I would recommend seeing the movie for the performances, acting wise and music wise, but just know that if you want to learn anything about Bob Dylan, read a biography. 

My Grade: B-






Sunday, April 2, 2023

Empty Theatre by Jac Jemc (Book Review)


 

Empty Theatre
By Jac Jemc
Published by Farrar, Straus & Giroux, 
Print Price: $28

What you have in this book is two idiots who somehow find themselves both rulers, one of a kingdom, and the other a co-ruler of an empire. 

King Ludwig II of Bavaria would rather finance Richard Wagner's latest opera and build elaborate castles right out of chivalric romances than get down to the nitty gritty of ruling his land. He's been spoiled from the day he was born in terms of material wealth. Emotional support from his parents...well, let's just say its nonexistent. 
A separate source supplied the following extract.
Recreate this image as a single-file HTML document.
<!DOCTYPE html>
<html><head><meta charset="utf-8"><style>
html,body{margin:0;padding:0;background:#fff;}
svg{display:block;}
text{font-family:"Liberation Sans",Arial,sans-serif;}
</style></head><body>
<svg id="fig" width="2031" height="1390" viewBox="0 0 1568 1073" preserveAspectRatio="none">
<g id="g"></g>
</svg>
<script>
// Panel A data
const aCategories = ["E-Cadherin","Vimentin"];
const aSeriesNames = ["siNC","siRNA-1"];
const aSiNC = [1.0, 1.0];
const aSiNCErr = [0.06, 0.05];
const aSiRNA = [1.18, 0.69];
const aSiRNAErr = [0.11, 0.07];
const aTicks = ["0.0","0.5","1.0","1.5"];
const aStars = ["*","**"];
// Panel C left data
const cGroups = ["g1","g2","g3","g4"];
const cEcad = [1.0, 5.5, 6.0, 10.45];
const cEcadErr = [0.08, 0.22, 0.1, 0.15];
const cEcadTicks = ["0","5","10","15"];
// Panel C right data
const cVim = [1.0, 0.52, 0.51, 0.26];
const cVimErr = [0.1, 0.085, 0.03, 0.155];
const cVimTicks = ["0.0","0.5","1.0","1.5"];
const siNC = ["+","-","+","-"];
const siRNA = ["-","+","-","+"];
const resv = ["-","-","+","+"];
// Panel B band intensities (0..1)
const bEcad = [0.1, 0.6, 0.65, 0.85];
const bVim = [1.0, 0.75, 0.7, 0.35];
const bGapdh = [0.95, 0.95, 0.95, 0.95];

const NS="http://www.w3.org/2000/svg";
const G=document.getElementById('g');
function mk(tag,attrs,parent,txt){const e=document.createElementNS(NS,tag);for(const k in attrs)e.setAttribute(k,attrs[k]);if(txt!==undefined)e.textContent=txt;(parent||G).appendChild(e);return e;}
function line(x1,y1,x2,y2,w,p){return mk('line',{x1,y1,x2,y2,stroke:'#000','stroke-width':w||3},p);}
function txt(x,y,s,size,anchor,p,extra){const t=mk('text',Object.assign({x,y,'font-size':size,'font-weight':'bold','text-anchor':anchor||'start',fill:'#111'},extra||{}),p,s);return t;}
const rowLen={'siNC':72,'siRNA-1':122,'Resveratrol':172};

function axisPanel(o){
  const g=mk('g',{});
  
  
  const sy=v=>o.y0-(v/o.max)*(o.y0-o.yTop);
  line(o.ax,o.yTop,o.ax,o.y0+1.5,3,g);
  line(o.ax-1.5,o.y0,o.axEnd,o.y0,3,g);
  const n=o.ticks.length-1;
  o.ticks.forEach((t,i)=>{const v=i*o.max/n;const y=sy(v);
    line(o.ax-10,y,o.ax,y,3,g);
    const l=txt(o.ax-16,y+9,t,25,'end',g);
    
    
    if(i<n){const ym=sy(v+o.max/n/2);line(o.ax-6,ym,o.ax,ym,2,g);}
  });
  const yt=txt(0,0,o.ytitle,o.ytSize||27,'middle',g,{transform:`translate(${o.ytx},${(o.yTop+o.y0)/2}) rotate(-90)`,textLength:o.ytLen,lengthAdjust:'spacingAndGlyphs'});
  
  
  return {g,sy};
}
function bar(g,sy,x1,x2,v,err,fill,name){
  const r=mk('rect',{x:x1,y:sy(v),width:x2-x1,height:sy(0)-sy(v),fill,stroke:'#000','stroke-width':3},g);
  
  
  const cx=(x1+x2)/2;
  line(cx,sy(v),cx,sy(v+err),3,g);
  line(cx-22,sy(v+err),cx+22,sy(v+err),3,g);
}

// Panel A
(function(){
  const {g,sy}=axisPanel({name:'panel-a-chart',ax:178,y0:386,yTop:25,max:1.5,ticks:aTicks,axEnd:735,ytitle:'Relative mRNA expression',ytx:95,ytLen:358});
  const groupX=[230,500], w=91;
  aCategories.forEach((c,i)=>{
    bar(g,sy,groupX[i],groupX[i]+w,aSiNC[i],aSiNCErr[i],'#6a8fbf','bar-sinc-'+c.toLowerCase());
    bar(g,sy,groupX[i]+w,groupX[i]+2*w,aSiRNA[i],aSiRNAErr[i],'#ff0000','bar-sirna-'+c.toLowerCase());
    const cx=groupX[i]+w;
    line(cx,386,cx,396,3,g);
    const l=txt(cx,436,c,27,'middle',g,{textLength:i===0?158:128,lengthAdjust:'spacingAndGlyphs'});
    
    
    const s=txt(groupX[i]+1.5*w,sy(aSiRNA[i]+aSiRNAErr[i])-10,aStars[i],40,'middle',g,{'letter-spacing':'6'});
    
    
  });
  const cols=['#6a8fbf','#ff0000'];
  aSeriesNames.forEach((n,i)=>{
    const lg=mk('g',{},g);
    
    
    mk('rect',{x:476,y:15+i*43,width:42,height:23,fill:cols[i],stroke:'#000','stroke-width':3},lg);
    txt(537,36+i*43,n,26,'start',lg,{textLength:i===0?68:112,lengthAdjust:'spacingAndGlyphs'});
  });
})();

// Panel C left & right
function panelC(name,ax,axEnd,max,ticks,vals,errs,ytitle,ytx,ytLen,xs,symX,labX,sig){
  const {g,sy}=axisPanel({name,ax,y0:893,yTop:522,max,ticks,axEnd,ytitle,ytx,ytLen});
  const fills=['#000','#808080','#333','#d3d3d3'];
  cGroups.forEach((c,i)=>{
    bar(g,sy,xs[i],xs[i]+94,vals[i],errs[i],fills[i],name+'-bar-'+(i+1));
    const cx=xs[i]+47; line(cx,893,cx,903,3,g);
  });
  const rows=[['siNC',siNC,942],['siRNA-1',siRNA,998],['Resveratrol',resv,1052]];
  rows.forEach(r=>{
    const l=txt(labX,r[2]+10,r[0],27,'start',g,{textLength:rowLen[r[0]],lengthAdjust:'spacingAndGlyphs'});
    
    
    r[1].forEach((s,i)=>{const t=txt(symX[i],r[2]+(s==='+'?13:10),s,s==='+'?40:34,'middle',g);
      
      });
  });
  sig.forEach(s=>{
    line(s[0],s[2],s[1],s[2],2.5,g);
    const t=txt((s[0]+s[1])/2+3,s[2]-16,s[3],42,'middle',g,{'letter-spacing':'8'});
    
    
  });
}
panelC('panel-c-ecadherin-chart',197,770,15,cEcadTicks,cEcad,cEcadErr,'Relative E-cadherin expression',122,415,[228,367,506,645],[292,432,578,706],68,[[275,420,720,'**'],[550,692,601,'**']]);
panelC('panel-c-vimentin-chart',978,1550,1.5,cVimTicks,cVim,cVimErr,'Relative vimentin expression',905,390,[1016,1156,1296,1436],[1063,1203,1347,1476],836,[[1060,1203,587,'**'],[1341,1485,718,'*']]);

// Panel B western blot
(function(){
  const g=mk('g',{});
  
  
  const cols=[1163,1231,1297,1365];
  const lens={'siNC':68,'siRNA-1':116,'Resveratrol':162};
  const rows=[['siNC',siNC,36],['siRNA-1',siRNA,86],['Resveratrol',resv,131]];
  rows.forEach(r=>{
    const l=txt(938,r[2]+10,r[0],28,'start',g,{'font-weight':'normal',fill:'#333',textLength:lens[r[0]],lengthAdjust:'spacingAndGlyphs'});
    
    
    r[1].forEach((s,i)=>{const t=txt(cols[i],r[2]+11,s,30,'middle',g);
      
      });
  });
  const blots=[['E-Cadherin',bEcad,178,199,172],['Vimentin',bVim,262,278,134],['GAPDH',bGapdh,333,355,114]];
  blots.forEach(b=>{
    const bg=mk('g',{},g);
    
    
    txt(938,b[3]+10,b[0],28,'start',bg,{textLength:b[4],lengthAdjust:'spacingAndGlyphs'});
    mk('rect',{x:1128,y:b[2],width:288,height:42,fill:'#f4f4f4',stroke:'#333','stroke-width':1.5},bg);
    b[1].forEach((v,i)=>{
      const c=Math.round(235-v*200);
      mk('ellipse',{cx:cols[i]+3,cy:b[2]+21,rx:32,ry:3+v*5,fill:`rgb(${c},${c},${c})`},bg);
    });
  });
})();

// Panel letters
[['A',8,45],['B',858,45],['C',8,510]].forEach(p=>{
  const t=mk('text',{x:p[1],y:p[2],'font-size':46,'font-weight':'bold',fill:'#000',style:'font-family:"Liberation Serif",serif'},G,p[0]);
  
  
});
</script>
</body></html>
Empress Elizabeth of Austria, Ludwig's cousin, who is known better as simply Sisi, was caught up in the glamour of being wooed by an emperor, but quickly figures out that her role is more akin to a prisoner. Her mother-in-law, the Archduchess, controls everything and everyone is just concerned with Sisi being a baby factory for male heirs. Even when she has babies, the Archduchess whisks them away to be raised as royalty who have more attachment to her than her natural mother. 

Meanwhile, Ludwig is running his kingdom into the ground with all his wasteful financial expenditures while Sisi and her husband have to deal with the increasing nationalism spreading through their empire which will ultimately lead to a century of death and destruction in Europe. 
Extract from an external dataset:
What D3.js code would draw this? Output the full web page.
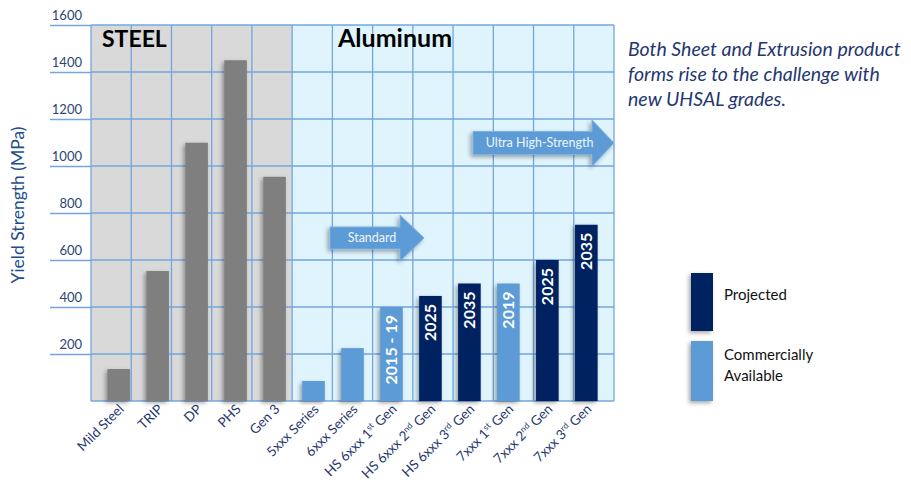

The novel generally alternates between chapters about Ludwig and Sisi from their young lives until their deaths with them corresponding and meeting each other from time to time.  The author Jac Jemc admits at the end of the book that she took a lot of liberties with the source material and says that the two real life figures themselves constructed a novel of their lives to suit their own viewpoints. 

Early on, you can tell the political stripe of Jemc when she says the Crusades "marked one of the darkest moments of human history, a pure and unveiled campaign of extermination, erasure, intolerance".  I guess she seemed to forget that the Arabs went on war campaigns all throughout the Mediterranean and conquered what used to be most of the Roman Empire. As for erasure, the Hagia Sophia USED to be a church. Once it was conquered by Muslims, it was converted to a mosque. Hmmm, erasure? I'm sure no innocent was killed in these wars right? Muslims good, Christians bad. 

Once I got past that moment of historical idiocy, I actually enjoyed the book. It recalled moments of Harry and Meghan in the sense that you have two people who act like they want to escape from the powers and duties of their rank but show no qualms in exercising that power when it suits their ends. Yes, I want absolute power but no responsibilities. I have no interest in the nuts and bolts of ruling. I have no interest in making my nation better. I have no interest in helping my people. 

I will say Sisi is the more morally sound of the two. She does try to help unfortunates from time to time, but she was more concerned with her hair and waistline instead of diplomacy or statecraft. They are both pretty revolting people really. Ludwig reminded me a bit of a foreshadowing of Michael Jackson, a person that had so much money they could insulate themselves from adulthood. Sisi too comes off as a child trapped in an adult body, who only towards her end was able to carve out spiritual space for herself. 

I enjoyed the book but it wasn't good enough to keep so I will definitely be putting it in the donation pile. Also, Jemc as an author did not really impress me enough to seek out another work by her. The ending of this novel was almost laughably bad right out of Elvis and Jim Morrison conspiracy theories.